"The well-below-inflation cap on public sector pay rises, following on from a two-year pay freeze and while asking public servants to pay another 3.2% in pension contributions and work longer, is inflammatory and unbelievable.
"This is a cruel slap in the face for public servants from a Chancellor living on another planet."
Planet Osborne is indeed a bleak place. If the BBC's Frozen Planet is "a world beyond imagination" then so is Planet Osborne it's beyond imagination that the Chancellor could have such contempt for the public sector and those who work in it that he would announce such measures.
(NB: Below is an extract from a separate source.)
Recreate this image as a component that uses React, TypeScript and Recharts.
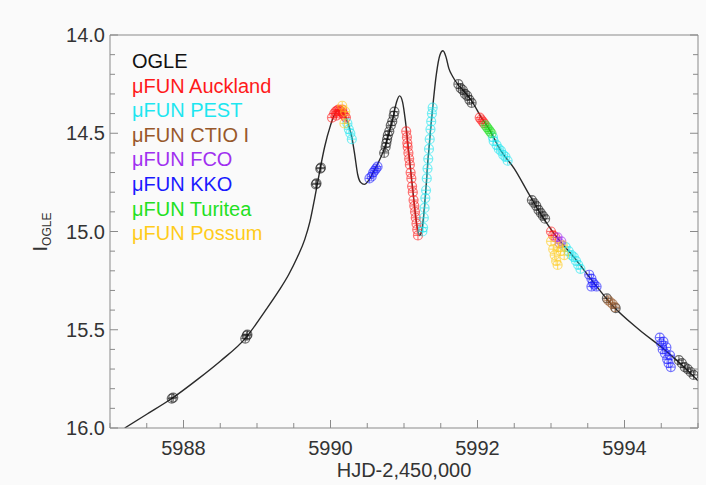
import React from 'react'
import {
  ComposedChart,
  Legend,
  Line,
  Scatter,
  XAxis,
  YAxis,
} from 'recharts'

// model light curve (HJD-2450000, I mag)
const modelDay = [
  5987.2, 5987.5, 5987.84, 5988.2, 5988.5, 5988.85, 5989.1, 5989.3, 5989.43,
  5989.55, 5989.65, 5989.72, 5989.78, 5989.82, 5989.86, 5989.92, 5990.0, 5990.06,
  5990.12, 5990.18, 5990.24, 5990.29, 5990.33, 5990.37, 5990.41, 5990.46,
  5990.52, 5990.58, 5990.65, 5990.72, 5990.78, 5990.85, 5990.9, 5990.94,
  5990.98, 5991.02, 5991.06, 5991.12, 5991.18, 5991.21, 5991.24, 5991.28,
  5991.33, 5991.39, 5991.44, 5991.49, 5991.53, 5991.57, 5991.61, 5991.66,
  5991.73, 5991.8, 5991.91, 5992.07, 5992.16, 5992.31, 5992.5, 5992.7,
  5992.86, 5993.06, 5993.31, 5993.58, 5993.82, 5994.2, 5994.54, 5994.81, 5995.0,
]
const modelMag = [
  16.0, 15.93, 15.85, 15.75, 15.66, 15.54, 15.41, 15.3, 15.22,
  15.13, 15.04, 14.95, 14.84, 14.76, 14.68, 14.57, 14.46, 14.4,
  14.38, 14.4, 14.45, 14.52, 14.61, 14.71, 14.75, 14.76,
  14.74, 14.7, 14.65, 14.59, 14.52, 14.42, 14.34, 14.31,
  14.34, 14.44, 14.58, 14.79, 14.98, 15.02, 15.0, 14.87,
  14.62, 14.37, 14.2, 14.1, 14.08, 14.11, 14.17, 14.21,
  14.25, 14.28, 14.33, 14.43, 14.48, 14.585, 14.68, 14.81,
  14.91, 15.02, 15.13, 15.26, 15.37, 15.5, 15.6, 15.69, 15.76,
]

// observations [day, mag]
const ogle = [
  [5987.84, 15.85], [5987.86, 15.845], [5988.84, 15.545], [5988.86, 15.53],
  [5988.87, 15.525], [5989.8, 14.76], [5989.81, 14.755], [5989.86, 14.68],
  [5989.87, 14.675], [5990.73, 14.6], [5990.75, 14.57], [5990.76, 14.55],
  [5990.77, 14.53], [5990.78, 14.51], [5990.8, 14.49], [5990.82, 14.46],
  [5990.84, 14.44], [5990.86, 14.41], [5990.87, 14.39], [5991.74, 14.25],
  [5991.77, 14.27], [5991.8, 14.28], [5991.83, 14.3], [5991.86, 14.31],
  [5991.89, 14.33], [5991.92, 14.345], [5992.74, 14.84], [5992.77, 14.855],
  [5992.8, 14.87], [5992.83, 14.89], [5992.86, 14.905], [5992.89, 14.92],
  [5992.92, 14.935], [5993.76, 15.34], [5993.88, 15.39], [5994.74, 15.655],
  [5994.78, 15.67], [5994.82, 15.69], [5994.86, 15.7], [5994.9, 15.715],
  [5994.94, 15.73],
]
const auckland = [
  [5990.02, 14.42], [5990.05, 14.4], [5990.07, 14.39], [5990.09, 14.385],
  [5990.11, 14.38], [5990.13, 14.385], [5990.15, 14.39], [5990.17, 14.4],
  [5990.19, 14.41], [5990.08, 14.41], [5990.12, 14.4], [5990.16, 14.38],
  [5990.21, 14.42], [5991.03, 14.49], [5991.04, 14.52], [5991.045, 14.55],
  [5991.05, 14.57], [5991.06, 14.6], [5991.07, 14.63], [5991.08, 14.66],
  [5991.09, 14.7], [5991.1, 14.73], [5991.11, 14.77], [5991.12, 14.8],
  [5991.13, 14.84], [5991.14, 14.87], [5991.15, 14.9], [5991.16, 14.93],
  [5991.17, 14.96], [5991.18, 14.99], [5991.19, 15.02], [5992.03, 14.42],
  [5992.05, 14.43], [5992.07, 14.44], [5992.09, 14.45], [5993.0, 15.0],
  [5993.03, 15.02], [5993.06, 15.03],
]
const pest = [
  [5990.23, 14.45], [5990.25, 14.48], [5990.27, 14.5], [5990.29, 14.53],
  [5991.25, 15.0], [5991.26, 14.98], [5991.27, 14.93], [5991.28, 14.88],
  [5991.29, 14.83], [5991.3, 14.79], [5991.31, 14.73], [5991.32, 14.68],
  [5991.33, 14.63], [5991.34, 14.58], [5991.35, 14.53], [5991.36, 14.48],
  [5991.37, 14.44], [5991.38, 14.4], [5991.39, 14.37], [5992.21, 14.52],
  [5992.22, 14.54], [5992.26, 14.56], [5992.29, 14.58], [5992.32, 14.59],
  [5992.35, 14.61], [5992.38, 14.62], [5992.41, 14.64], [5993.2, 15.08],
  [5993.24, 15.1], [5993.28, 15.12], [5993.31, 15.13], [5993.34, 15.15],
  [5993.37, 15.17], [5993.4, 15.19],
]
const ctio = [[5993.78, 15.35], [5993.81, 15.36], [5993.84, 15.37], [5993.87, 15.385]]
const fco = [[5993.09, 15.03], [5993.12, 15.06], [5993.14, 15.05]]
const kko = [
  [5990.53, 14.73], [5990.56, 14.72], [5990.58, 14.7], [5990.6, 14.69],
  [5990.62, 14.68], [5990.64, 14.67], [5993.52, 15.22], [5993.55, 15.24],
  [5993.57, 15.26], [5993.59, 15.27], [5993.62, 15.28], [5993.55, 15.28],
  [5994.48, 15.54], [5994.5, 15.57], [5994.52, 15.6], [5994.53, 15.56],
  [5994.55, 15.62], [5994.57, 15.59], [5994.58, 15.65], [5994.6, 15.67],
  [5994.62, 15.63], [5994.63, 15.69],
]
const turitea = [[5992.11, 14.46], [5992.13, 14.47], [5992.15, 14.48], [5992.17, 14.49], [5992.19, 14.5]]
const possum = [
  [5990.16, 14.36], [5990.2, 14.39], [5990.19, 14.45], [5993.0, 15.05],
  [5993.03, 15.09], [5993.05, 15.12], [5993.07, 15.15], [5993.1, 15.08],
  [5993.13, 15.1], [5993.16, 15.07], [5993.18, 15.12], [5993.09, 15.17],
]

const seriesNames = [
  'OGLE', 'μFUN Auckland', 'μFUN PEST', 'μFUN CTIO I',
  'μFUN FCO', 'μFUN KKO', 'μFUN Turitea', 'μFUN Possum',
]
const seriesColors = [
  '#111111', '#ff1a1a', '#1ee6f0', '#98582a',
  '#a030f0', '#1a1aff', '#22e022', '#ffcc1a',
]
const seriesData = [ogle, auckland, pest, ctio, fco, kko, turitea, possum]

const xTicks = [
  5987, 5987.5, 5988, 5988.5, 5989, 5989.5, 5990, 5990.5, 5991, 5991.5,
  5992, 5992.5, 5993, 5993.5, 5994, 5994.5, 5995,
]
const xLabels = [5988, 5990, 5992, 5994]
const yTicks = [
  14.0, 14.1, 14.2, 14.3, 14.4, 14.5, 14.6, 14.7, 14.8, 14.9, 15.0,
  15.1, 15.2, 15.3, 15.4, 15.5, 15.6, 15.7, 15.8, 15.9, 16.0,
]
const yLabels = [14.0, 14.5, 15.0, 15.5, 16.0]

const model = modelDay.map((x, i) => ({ x, y: modelMag[i] }))
const toPts = (arr: number[][]) => arr.map(([x, y]) => ({ x, y }))

const FONT = '"Liberation Sans", Arial, Helvetica, sans-serif'
const AXIS = '#8a8a8a'
const TEXT = '#333333'

const Marker = (props: any) => {
  const { cx, cy, color } = props
  if (cx == null || cy == null) return null
  return (
    <g stroke={color} strokeOpacity={0.6} fill="none" strokeWidth={1.2}>
      <circle cx={cx} cy={cy} r={4.5} />
      <line x1={cx - 4} x2={cx + 4} y1={cy} y2={cy} />
      <line x1={cx} x2={cx} y1={cy - 4} y2={cy + 4} />
    </g>
  )
}

const BottomTick = (props: any) => {
  const { x, y, payload } = props
  const major = xLabels.includes(payload.value)
  return (
    <g>
      <line x1={x} x2={x} y1={y} y2={y - (major ? 8 : 5)} stroke={AXIS} />
      {major && (
        <text x={x} y={y + 27} textAnchor="middle" fontSize={20} fontFamily={FONT} fill={TEXT}>
          {payload.value}
        </text>
      )}
    </g>
  )
}

const TopTick = (props: any) => {
  const { x, y, payload } = props
  const major = xLabels.includes(payload.value)
  return <line x1={x} x2={x} y1={y} y2={y + (major ? 8 : 5)} stroke={AXIS} />
}

const LeftTick = (props: any) => {
  const { x, y, payload } = props
  const major = yLabels.includes(payload.value)
  return (
    <g>
      <line x1={x} x2={x + (major ? 8 : 5)} y1={y} y2={y} stroke={AXIS} />
      {major && (
        <text x={x - 5} y={y} dy="0.36em" textAnchor="end" fontSize={20} fontFamily={FONT} fill={TEXT}>
          {payload.value.toFixed(1)}
        </text>
      )}
    </g>
  )
}

const RightTick = (props: any) => {
  const { x, y, payload } = props
  const major = yLabels.includes(payload.value)
  return <line x1={x} x2={x - (major ? 8 : 5)} y1={y} y2={y} stroke={AXIS} />
}

const renderXLabel = () => (
  <text x={404} y={477} textAnchor="middle" fontSize={20} fontFamily={FONT} fill={TEXT}>
    HJD-2,450,000
  </text>
)

const renderYLabel = () => (
  <text
    x={47}
    y={232}
    transform="rotate(-90, 47, 232)"
    textAnchor="middle"
    fontFamily={FONT}
    fill={TEXT}
  >
    <tspan fontSize={20}>I</tspan>
    <tspan fontSize={12} dy={4}>OGLE</tspan>
  </text>
)

const LegendBox = () => (
  <div style={{ fontFamily: FONT, fontSize: 20, lineHeight: '24.6px', whiteSpace: 'nowrap' }}>
    {seriesNames.map((name, i) => (
      <div key={name} style={{ color: seriesColors[i] }}>{name}</div>
    ))}
  </div>
)

export default function App() {
  return (
    <div style={{ position: 'absolute', left: 0, top: 0, width: 706, height: 485, background: '#fafafa' }}>
      <ComposedChart width={706} height={485} margin={{ top: 0, right: 0, bottom: 0, left: 0 }}>
        <XAxis
          dataKey="x"
          type="number"
          domain={[5987, 5995]}
          allowDataOverflow
          ticks={xTicks}
          interval={0}
          height={57}
          tickSize={0}
          tickMargin={0}
          tick={<BottomTick />}
          stroke={AXIS}
          label={renderXLabel}
        />
        <XAxis
          xAxisId="top"
          orientation="top"
          type="number"
          domain={[5987, 5995]}
          allowDataOverflow
          ticks={xTicks}
          interval={0}
          height={35}
          tickSize={0}
          tickMargin={0}
          tick={<TopTick />}
          stroke={AXIS}
        />
        <YAxis
          dataKey="y"
          type="number"
          domain={[14, 16]}
          reversed
          allowDataOverflow
          ticks={yTicks}
          interval={0}
          width={110}
          tickSize={0}
          tickMargin={0}
          tick={<LeftTick />}
          stroke={AXIS}
          label={renderYLabel}
        />
        <YAxis
          yAxisId="right"
          orientation="right"
          type="number"
          domain={[14, 16]}
          reversed
          allowDataOverflow
          ticks={yTicks}
          interval={0}
          width={8}
          tickSize={0}
          tickMargin={0}
          tick={<RightTick />}
          stroke={AXIS}
        />
        <Legend
          layout="horizontal"
          verticalAlign="middle"
          align="center"
          content={<LegendBox />}
          wrapperStyle={{ position: 'absolute', top: 49, left: 132, width: 'auto', height: 'auto' }}
        />
        <Line
          data={model}
          dataKey="y"
          type="monotone"
          stroke="#2a2a2a"
          strokeWidth={1.4}
          dot={false}
          activeDot={false}
          isAnimationActive={false}
          legendType="none"
        />
        {seriesData.map((arr, i) => (
          <Scatter
            key={seriesNames[i]}
            name={seriesNames[i]}
            data={toPts(arr)}
            dataKey="y"
            isAnimationActive={false}
            shape={(p: any) => <Marker {...p} color={seriesColors[i]} />}
          />
        ))}
      </ComposedChart>
    </div>
  )
}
The lives of the 'ordinary' people doing extraordinary and essential work for the country seem beyond the imagination of a man who has lived a wealthy and privileged life and experienced little, if anything, beyond the rarefied and cocooned corridors of power, and doesn't seem to know the meaning of the word fairness.
Without our public services, this country would collapse children and students would not be educated, early years children would not be cared for while their parents go out to work, vital research would not take place, rubbish would fill the streets, the roads would decay, fires would burn, the sick would not be treated To provide those services, you need people, and people need pay, and decent pay that recognises their qualifications, training and the difficulty and challenges of the work that they do.
Sheltered in the Palace of Westminster from the icy blasts of the world around him, the Chancellor has set out a stark and bleak vision for those people.
In the future on Planet Osborne, those who provide our public services face ongoing cuts in their standards of living as below-inflation caps on pay rises follow a two-year pay freeze. Like the penguins, huddled against the cold, watching the sun disappearing below the horizon as the seemingly-endless darkness of a long winter approaches, public and private sector employees face the prospect of their distant retirement becoming even more distant, while the luck few 'top executives' continue to enjoy comfortable pay rises and the bankers who nearly ruined the country continue to line their nests without repaying the country what they owe it.
As for young people, just starting out, many burdened with student debt, what a future they face with fewer jobs available as the older generation retire later, less job security , a country where progress has gone into reverse, a country run by lobby-fodder MPs who promise the electorate one thing but do another in order to gain or retain power (remember no rises to tuition fees and VAT), rather than represent the interests of their constituents, regional pay rates that would harmful and divisive and discourage movement to more deprived or isolated areas of the country.…
In a time of economic crisis, shouldn't we get our priorities right? Rather than reducing employee rights back into the Victorian era, shouldn't we be emulating the success of the successful and highly regulated Germany?
Rather than spending billions fighting proxy wars on behalf of oversees regimes, wouldn't it be better to invest in our public services and make them the envy of the world? Shouldn't we be the world's educator rather than the world's policeman?